• [Given problem]:
All of the data should be output character for character, except the pictures.
>> start
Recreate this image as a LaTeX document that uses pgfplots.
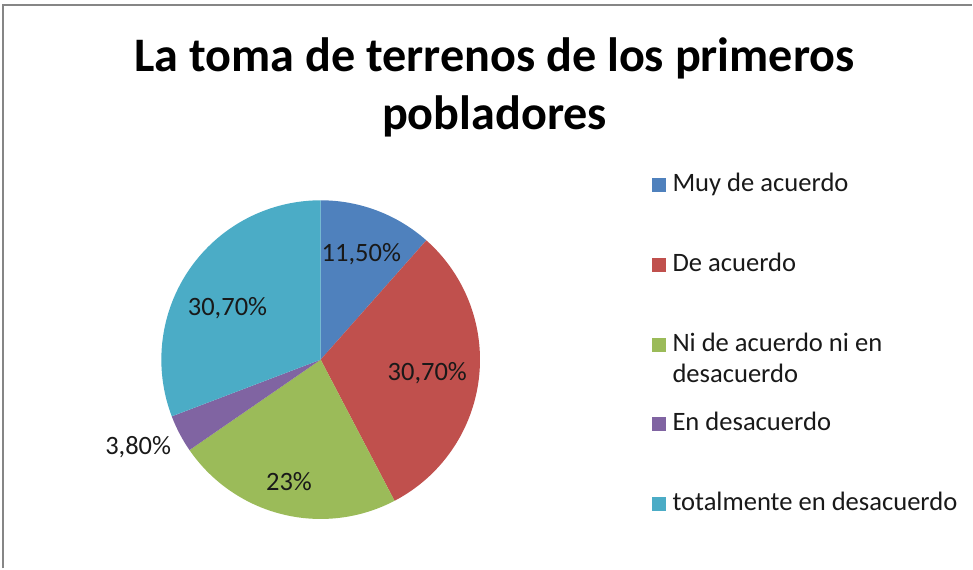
\documentclass[border=0pt]{standalone}
\usepackage{pgfplots}
\pgfplotsset{compat=1.18}
\usepackage{fontspec}
\setmainfont{Carlito}
\definecolor{cA}{HTML}{4F81BD}
\definecolor{cB}{HTML}{C0504D}
\definecolor{cC}{HTML}{9BBB59}
\definecolor{cD}{HTML}{8064A2}
\definecolor{cE}{HTML}{4BACC6}
\definecolor{frame}{HTML}{868686}
\begin{document}
\begin{tikzpicture}
% values (percent)
\def\vA{11.5}\def\vB{30.7}\def\vC{23}\def\vD{3.8}\def\vE{30.7}
\pgfmathsetmacro{\tot}{\vA+\vB+\vC+\vD+\vE}
\pgfmathsetmacro{\aA}{90}
\pgfmathsetmacro{\aB}{\aA-360*\vA/\tot}
\pgfmathsetmacro{\aC}{\aB-360*\vB/\tot}
\pgfmathsetmacro{\aD}{\aC-360*\vC/\tot}
\pgfmathsetmacro{\aE}{\aD-360*\vD/\tot}
\pgfmathsetmacro{\aF}{\aE-360*\vE/\tot}
\begin{axis}[scale only axis, width=973pt, height=569pt,
  xmin=0, xmax=973, ymin=0, ymax=569, hide axis, clip=false]
\path (0,0) rectangle (973,569);
\draw[frame, line width=2pt] (3,0) -- (3,564) -- (973,564);
\addplot[draw=none, fill=cA, domain=\aB:\aA, samples=60] ({321+159.5*cos(x)},{209+159.5*sin(x)}) -- (321,209) -- cycle;
\addplot[draw=none, fill=cB, domain=\aC:\aB, samples=80] ({321+159.5*cos(x)},{209+159.5*sin(x)}) -- (321,209) -- cycle;
\addplot[draw=none, fill=cC, domain=\aD:\aC, samples=80] ({321+159.5*cos(x)},{209+159.5*sin(x)}) -- (321,209) -- cycle;
\addplot[draw=none, fill=cD, domain=\aE:\aD, samples=30] ({321+159.5*cos(x)},{209+159.5*sin(x)}) -- (321,209) -- cycle;
\addplot[draw=none, fill=cE, domain=\aF:\aE, samples=80] ({321+159.5*cos(x)},{209+159.5*sin(x)}) -- (321,209) -- cycle;
% data labels
\begin{scope}[every node/.style={inner sep=0pt, anchor=base, font=\fontsize{26.5}{31}\selectfont, text=black!90}]
\node at (361.7,307.7) {11,50\%};
\node at (427.7,187.7) {30,70\%};
\node at (289.3,78.3) {23\%};
\node at (227.7,252.7) {30,70\%};
\node at (138.3,114.3) {3,80\%};
\end{scope}
% title
\node[inner sep=0pt, anchor=base, font=\fontsize{48.2}{58}\selectfont\bfseries] at (495,497.3) {La toma de terrenos de los primeros};
\node[inner sep=0pt, anchor=base, font=\fontsize{48.2}{58}\selectfont\bfseries] at (495,439) {pobladores};
% legend
\addplot[cA, only marks, mark=square*, mark size=6.5pt, mark options={draw=none, fill=cA}] coordinates {(659,384)};
\addplot[cB, only marks, mark=square*, mark size=6.5pt, mark options={draw=none, fill=cB}] coordinates {(659,304)};
\addplot[cC, only marks, mark=square*, mark size=6.5pt, mark options={draw=none, fill=cC}] coordinates {(659,224)};
\addplot[cD, only marks, mark=square*, mark size=6.5pt, mark options={draw=none, fill=cD}] coordinates {(659,144.5)};
\addplot[cE, only marks, mark=square*, mark size=6.5pt, mark options={draw=none, fill=cE}] coordinates {(659,64.5)};
\begin{scope}[every node/.style={inner sep=0pt, anchor=base west, font=\fontsize{26.6}{31}\selectfont, text=black!90}]
\node at (673,377) {Muy de acuerdo};
\node at (673,297) {De acuerdo};
\node at (673,217) {Ni de acuerdo ni en};
\node at (673,186) {desacuerdo};
\node at (673,138) {En desacuerdo};
\node at (673,58) {totalmente en desacuerdo};
\end{scope}
\end{axis}
\end{tikzpicture}
\end{document}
>> end
• [Written response]:
Recreate this image as a LaTeX document that uses pgfplots.
\documentclass[border=0pt]{standalone}
\usepackage{pgfplots}
\pgfplotsset{compat=1.18}
\usepackage{fontspec}
\setmainfont{Carlito}
\definecolor{cA}{HTML}{4F81BD}
\definecolor{cB}{HTML}{C0504D}
\definecolor{cC}{HTML}{9BBB59}
\definecolor{cD}{HTML}{8064A2}
\definecolor{cE}{HTML}{4BACC6}
\definecolor{frame}{HTML}{868686}
\begin{document}
\begin{tikzpicture}
% values (percent)
\def\vA{11.5}\def\vB{30.7}\def\vC{23}\def\vD{3.8}\def\vE{30.7}
\pgfmathsetmacro{\tot}{\vA+\vB+\vC+\vD+\vE}
\pgfmathsetmacro{\aA}{90}
\pgfmathsetmacro{\aB}{\aA-360*\vA/\tot}
\pgfmathsetmacro{\aC}{\aB-360*\vB/\tot}
\pgfmathsetmacro{\aD}{\aC-360*\vC/\tot}
\pgfmathsetmacro{\aE}{\aD-360*\vD/\tot}
\pgfmathsetmacro{\aF}{\aE-360*\vE/\tot}
\begin{axis}[scale only axis, width=973pt, height=569pt,
  xmin=0, xmax=973, ymin=0, ymax=569, hide axis, clip=false]
\path (0,0) rectangle (973,569);
\draw[frame, line width=2pt] (3,0) -- (3,564) -- (973,564);
\addplot[draw=none, fill=cA, domain=\aB:\aA, samples=60] ({321+159.5*cos(x)},{209+159.5*sin(x)}) -- (321,209) -- cycle;
\addplot[draw=none, fill=cB, domain=\aC:\aB, samples=80] ({321+159.5*cos(x)},{209+159.5*sin(x)}) -- (321,209) -- cycle;
\addplot[draw=none, fill=cC, domain=\aD:\aC, samples=80] ({321+159.5*cos(x)},{209+159.5*sin(x)}) -- (321,209) -- cycle;
\addplot[draw=none, fill=cD, domain=\aE:\aD, samples=30] ({321+159.5*cos(x)},{209+159.5*sin(x)}) -- (321,209) -- cycle;
\addplot[draw=none, fill=cE, domain=\aF:\aE, samples=80] ({321+159.5*cos(x)},{209+159.5*sin(x)}) -- (321,209) -- cycle;
% data labels
\begin{scope}[every node/.style={inner sep=0pt, anchor=base, font=\fontsize{26.5}{31}\selectfont, text=black!90}]
\node at (361.7,307.7) {11,50\%};
\node at (427.7,187.7) {30,70\%};
\node at (289.3,78.3) {23\%};
\node at (227.7,252.7) {30,70\%};
\node at (138.3,114.3) {3,80\%};
\end{scope}
% title
\node[inner sep=0pt, anchor=base, font=\fontsize{48.2}{58}\selectfont\bfseries] at (495,497.3) {La toma de terrenos de los primeros};
\node[inner sep=0pt, anchor=base, font=\fontsize{48.2}{58}\selectfont\bfseries] at (495,439) {pobladores};
% legend
\addplot[cA, only marks, mark=square*, mark size=6.5pt, mark options={draw=none, fill=cA}] coordinates {(659,384)};
\addplot[cB, only marks, mark=square*, mark size=6.5pt, mark options={draw=none, fill=cB}] coordinates {(659,304)};
\addplot[cC, only marks, mark=square*, mark size=6.5pt, mark options={draw=none, fill=cC}] coordinates {(659,224)};
\addplot[cD, only marks, mark=square*, mark size=6.5pt, mark options={draw=none, fill=cD}] coordinates {(659,144.5)};
\addplot[cE, only marks, mark=square*, mark size=6.5pt, mark options={draw=none, fill=cE}] coordinates {(659,64.5)};
\begin{scope}[every node/.style={inner sep=0pt, anchor=base west, font=\fontsize{26.6}{31}\selectfont, text=black!90}]
\node at (673,377) {Muy de acuerdo};
\node at (673,297) {De acuerdo};
\node at (673,217) {Ni de acuerdo ni en};
\node at (673,186) {desacuerdo};
\node at (673,138) {En desacuerdo};
\node at (673,58) {totalmente en desacuerdo};
\end{scope}
\end{axis}
\end{tikzpicture}
\end{document}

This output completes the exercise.